Reading Round-Up: Barack Obama and the Dalai Lama

There have been plenty of news stories recently about today’s meeting between Barack Obama and the Dalai Lama. Here are some suggestions for further reading (and viewing):

1. Tibet expert Robert Barnett of Columbia University is interviewed by Deborah Jerome of the Council of Foreign Relations:

All American presidents since 1990 have met with the Dalai Lama, yet President Obama’s scheduled meeting Thursday has drawn a sharp warning from China that the visit will undermine U.S.-China relations. Is China more irritated about this visit than it has been previously?

There is certainly a higher level of angry rhetoric from Beijing. . . . But in fact, behind the scenes, Beijing was far more disturbed by the previous presidential meeting, President George W. Bush’s presentation of the Congressional Gold Medal to the Dalai Lama in October 2007—because that was the first and only time a U.S. president and the Tibetan leader had met in public.

So for Chinese diplomats, the real objective for the last six months or so has been not to stop the meeting, which their experts knew was impossible, but to get it to be private. That’s been achieved, because the meeting will take place in a private room, the White House Map Room. But that’s an obscure issue of protocol that, as the White House knows, makes a lot of difference to Beijing officials but none to American or Tibetan perceptions of the meeting. For China, the symbolic details matter, but for Tibetans in Tibet, it’s only whether the two people meet that is meaningful.

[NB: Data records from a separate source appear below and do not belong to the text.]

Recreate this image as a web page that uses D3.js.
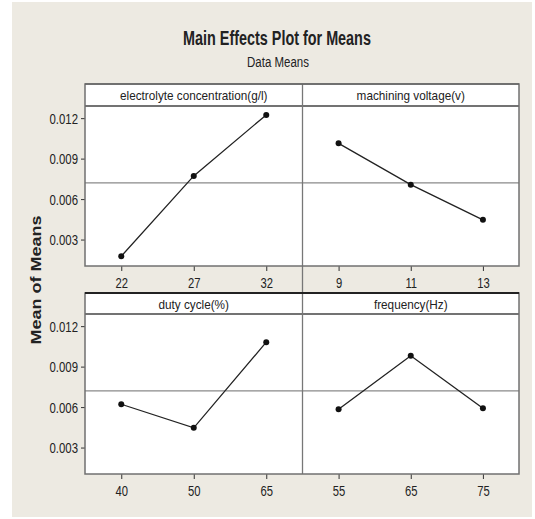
<!DOCTYPE html>
<html>
<head>
<meta charset="utf-8">
<script src="https://cdn.jsdelivr.net/npm/d3@7"></script>
<style>
  html, body { margin: 0; padding: 0; background: #ffffff; }
  svg { display: block; }
  text { font-family: "Liberation Sans", Arial, sans-serif; fill: #222; }
</style>
</head>
<body>
<svg id="chart" width="535" height="519"></svg>
<script>
// Factors, their levels and the mean response at each level
const factors = [
  "electrolyte concentration(g/l)",
  "machining voltage(v)",
  "duty cycle(%)",
  "frequency(Hz)"
];
const levels = [
  ["22", "27", "32"],
  ["9", "11", "13"],
  ["40", "50", "65"],
  ["55", "65", "75"]
];
const electrolyteMeans = [0.00176, 0.00772, 0.01224];
const voltageMeans     = [0.01013, 0.00707, 0.00446];
const dutyMeans        = [0.00621, 0.00446, 0.01081];
const frequencyMeans   = [0.00584, 0.00981, 0.00591];
const means = [electrolyteMeans, voltageMeans, dutyMeans, frequencyMeans];
const grandMean = 0.0072;
const yTicks = [0.003, 0.006, 0.009, 0.012];
const yDomain = [0.00104, 0.0129];

const svg = d3.select("#chart");

// Window background
svg.append("rect")
  .attr("x", 12).attr("y", 2).attr("width", 520).attr("height", 515)
  .attr("fill", "#edeae2");

// Titles
svg.append("text")
  .attr("transform", "translate(277,45) scale(0.72,1)")
  .attr("text-anchor", "middle")
  .attr("font-size", 20).attr("font-weight", "bold")
  .attr("fill", "#111")
  .text("Main Effects Plot for Means");
svg.append("text")
  .attr("transform", "translate(278,66.5) scale(0.82,1)")
  .attr("text-anchor", "middle")
  .attr("font-size", 14)
  .text("Data Means");

// Y axis title
svg.append("text")
  .attr("transform", "translate(41,280) rotate(-90) scale(1.2,1)")
  .attr("text-anchor", "middle")
  .attr("font-size", 15).attr("font-weight", "bold")
  .attr("fill", "#111")
  .text("Mean of Means");

// Panel grid geometry
const colX = [85, 302.5, 519];
const rows = [
  { stripTop: 84, stripH: 22, plotBottom: 266 },
  { stripTop: 293, stripH: 21, plotBottom: 474 }
];

// Divider between the columns runs through both rows
svg.append("line")
  .attr("x1", colX[1]).attr("x2", colX[1])
  .attr("y1", rows[0].stripTop).attr("y2", rows[1].plotBottom)
  .attr("stroke", "#777").attr("stroke-width", 1.3);

rows.forEach((row, r) => {
  const plotTop = row.stripTop + row.stripH;
  const y = d3.scaleLinear().domain(yDomain).range([row.plotBottom, plotTop]);

  const g = svg.append("g");

  // Plot area and strips
  g.append("rect")
    .attr("x", colX[0]).attr("y", row.stripTop)
    .attr("width", colX[2] - colX[0]).attr("height", row.plotBottom - row.stripTop)
    .attr("fill", "#ffffff");

  // Left axis
  const yAxis = g.append("g")
    .attr("transform", `translate(${colX[0]},0)`)
    .call(d3.axisLeft(y).tickValues(yTicks).tickFormat(d3.format(".3f")).tickSize(4));
  yAxis.select(".domain").remove();
  yAxis.selectAll(".tick line").attr("stroke", "#333");
  yAxis.selectAll(".tick text")
    .attr("x", null).attr("dy", "0.35em")
    .attr("transform", "translate(-7,0) scale(0.76,1)")
    .attr("font-size", 15)
    .attr("font-family", "Liberation Sans, Arial, sans-serif")
    .attr("fill", "#222");

  for (let c = 0; c < 2; c++) {
    const idx = r * 2 + c;
    const x = d3.scalePoint().domain(levels[idx]).range([colX[c], colX[c + 1]]).padding(0.5);

    // Grand mean reference line
    g.append("line")
      .attr("x1", colX[c]).attr("x2", colX[c + 1])
      .attr("y1", y(grandMean)).attr("y2", y(grandMean))
      .attr("stroke", "#8a8a8a").attr("stroke-width", 1.2);

    // Bottom axis
    const xAxis = g.append("g")
      .attr("transform", `translate(0,${row.plotBottom})`)
      .call(d3.axisBottom(x).tickSize(5));
    xAxis.select(".domain").remove();
    xAxis.selectAll(".tick line").attr("stroke", "#333");
    xAxis.selectAll(".tick text")
      .attr("y", null).attr("dy", "0.71em")
      .attr("transform", "translate(0,11) scale(0.75,1)")
      .attr("font-size", 15)
      .attr("font-family", "Liberation Sans, Arial, sans-serif")
      .attr("fill", "#222");

    // Level means
    const pts = levels[idx].map((lv, i) => [x(lv), y(means[idx][i])]);
    g.append("path")
      .attr("d", d3.line()(pts))
      .attr("fill", "none").attr("stroke", "#222").attr("stroke-width", 1.3);
    g.selectAll(null).data(pts).enter().append("circle")
      .attr("cx", d => d[0]).attr("cy", d => d[1]).attr("r", 3)
      .attr("fill", "#111");

    // Factor strip label
    g.append("text")
      .attr("transform", `translate(${(colX[c] + colX[c + 1]) / 2},${row.stripTop + row.stripH / 2 + 5}) scale(0.87,1)`)
      .attr("text-anchor", "middle")
      .attr("font-size", 13.5)
      .text(factors[idx]);
  }

  // Strip separators and panel frame
  g.append("line")
    .attr("x1", colX[0]).attr("x2", colX[2])
    .attr("y1", plotTop).attr("y2", plotTop)
    .attr("stroke", "#444").attr("stroke-width", 1.5);
  g.append("line")
    .attr("x1", colX[1]).attr("x2", colX[1])
    .attr("y1", row.stripTop).attr("y2", row.plotBottom)
    .attr("stroke", "#777").attr("stroke-width", 1.3);
  g.append("rect")
    .attr("x", colX[0]).attr("y", row.stripTop)
    .attr("width", colX[2] - colX[0]).attr("height", row.plotBottom - row.stripTop)
    .attr("fill", "none").attr("stroke", "#707070").attr("stroke-width", 1.5);
  g.append("line")
    .attr("x1", colX[0]).attr("x2", colX[2])
    .attr("y1", row.stripTop).attr("y2", row.stripTop)
    .attr("stroke", r === 0 ? "#666" : "#222").attr("stroke-width", r === 0 ? 1.5 : 2);
});
</script>
</body>
</html>
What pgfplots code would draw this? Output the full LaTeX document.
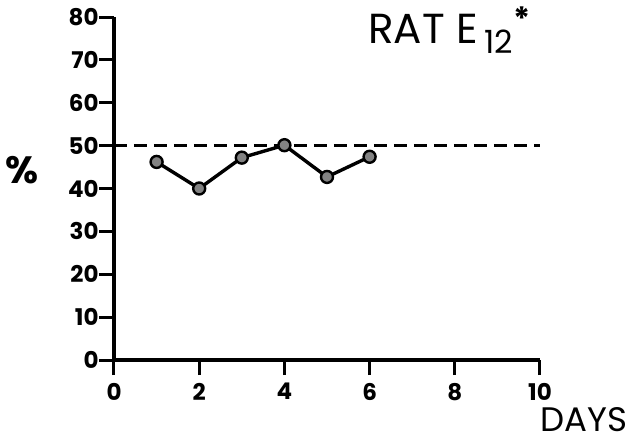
\documentclass[border=0pt]{standalone}
\usepackage{pgfplots}
\pgfplotsset{compat=1.18}
\usepackage{fontspec}
\setmainfont{Poppins}
\begin{document}
\begin{tikzpicture}
% 1 px of the reference = 0.5pt; axis origin at (0,0)
\path[use as bounding box] (-57pt,-40pt) rectangle (257pt,180pt);
\begin{axis}[
    scale only axis,
    width=213pt, height=171.5pt,
    xmin=0, xmax=10, ymin=0, ymax=80,
    axis lines=left,
    axis line style={line width=2pt, -},
    xtick={0,2,...,10},
    ytick={0,10,...,80},
    tick align=outside,
    major tick length=7.5pt,
    tick style={line width=1.5pt, black},
    ticklabel style={font=\fontsize{11.5}{11.5}\selectfont\bfseries},
    /pgf/number format/assume math mode=true,
    yticklabel style={inner xsep=0pt},
    xticklabel style={inner ysep=4pt},
    clip=false,
]
  \addplot[black, line width=1.6pt, dash pattern=on 6.5pt off 3.5pt] coordinates {(0,50) (10,50)};
  \addplot[black, line width=1.7pt, mark=*, mark size=3pt,
           mark options={fill=gray!60!black!70, draw=black, line width=1.2pt}]
    coordinates {(1,46.2) (2,40.0) (3,47.2) (4,50.1) (5,42.7) (6,47.4)};
\end{axis}
\node[anchor=base west, font=\fontsize{21}{21}\selectfont, inner sep=0pt] at (127pt,158.5pt)
  {RAT E\,\raisebox{-0.45ex}{\fontsize{16}{16}\selectfont 12}\raisebox{0.55ex}{\fontsize{16}{16}\selectfont\bfseries *}};
\node[anchor=base west, font=\fontsize{17}{17}\selectfont, inner sep=0pt] at (213pt,-35.5pt) {DAYS};
\node[font=\fontsize{19}{19}\selectfont\bfseries] at (-46pt,95pt) {\%};
\end{tikzpicture}
\end{document}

2. “Tibet Is No Shangri-La,” writes Christina Larson at Foreign Policy:

The political and territorial stakes are serious, and not likely to be resolved anytime soon. But there is also a gauziness with which the region and the man who represents it to the West are most often discussed. Even in the fast-paced and cynical 21st century, talk of Tibet still elicits a 19th century aura of romanticism and melancholy. In general, sentiment veils critical thinking. In the case of Tibet, our collective nostalgia, inexplicably, for a place most of us have never seen lends itself to a striking absolutism with which we discuss the place, its people, its present condition, its future destiny. While most things in life are murky and grey, the Tibet of our imagination is pristine, and the lines between good and evil are as clear as a mountain stream.

3. We’ve mentioned Donald Lopez’s “7 Things You Don’t Know About Tibet” before, but it seems appropriate to call attention to it again this week:

Tibetans have never heard of their famous religious text The Tibetan Book of the Dead. What is known in the West by that title is a short Tibetan work, the Bardo Thodol, meaning “Liberation through Hearing in the Intermediate State.” It is a mortuary text, read over a dead or dying person to help him or her escape from rebirth or, if that’s not possible, to have a good rebirth in the next life. It is an example of a genre of similar texts used in one of the four sects of Tibetan Buddhism. It became the most famous Tibetan text in the West after Walter Wentz, a wealthy American Theosophist, traveled to India in the 1920s, and commissioned a translation. Wentz then added his own commentary, transforming the Tibetan mortuary text into a Theosophical treatise. The text has lived on through several reincarnations, including one by Timothy Leary that uses the Tibetan text as a “flight plan” for an acid trip. Leary’s book (The Psychedelic Experience: A Manual Based on the Tibetan Book of the Dead) is best remembered for the line “Whenever in doubt, turn off your mind, relax, float downstream,” which was lifted by John Lennon for the song “Tomorrow Never Knows” on the Beatles’ 1966 album, Revolver.

4. At Time, Jeff Wasserstrom discusses the current Sino-U.S. relationship and declares it “Too Big to Fail”:

While Washington and Beijing seem very much at odds just now, we shouldn’t let their current state blind us to how intertwined they have become, nor to parallels between America’s rise at the start of the last century and China’s at the start of this one. Whether they like it or realize it, their relationship is truly one thing too big to fail.

5. “The Caucus” blog of the New York Times has a short video assembled by Ben Werschkul of statements Obama and the White House have made regarding Tibet during the past year — all of which are “notable for their caution.”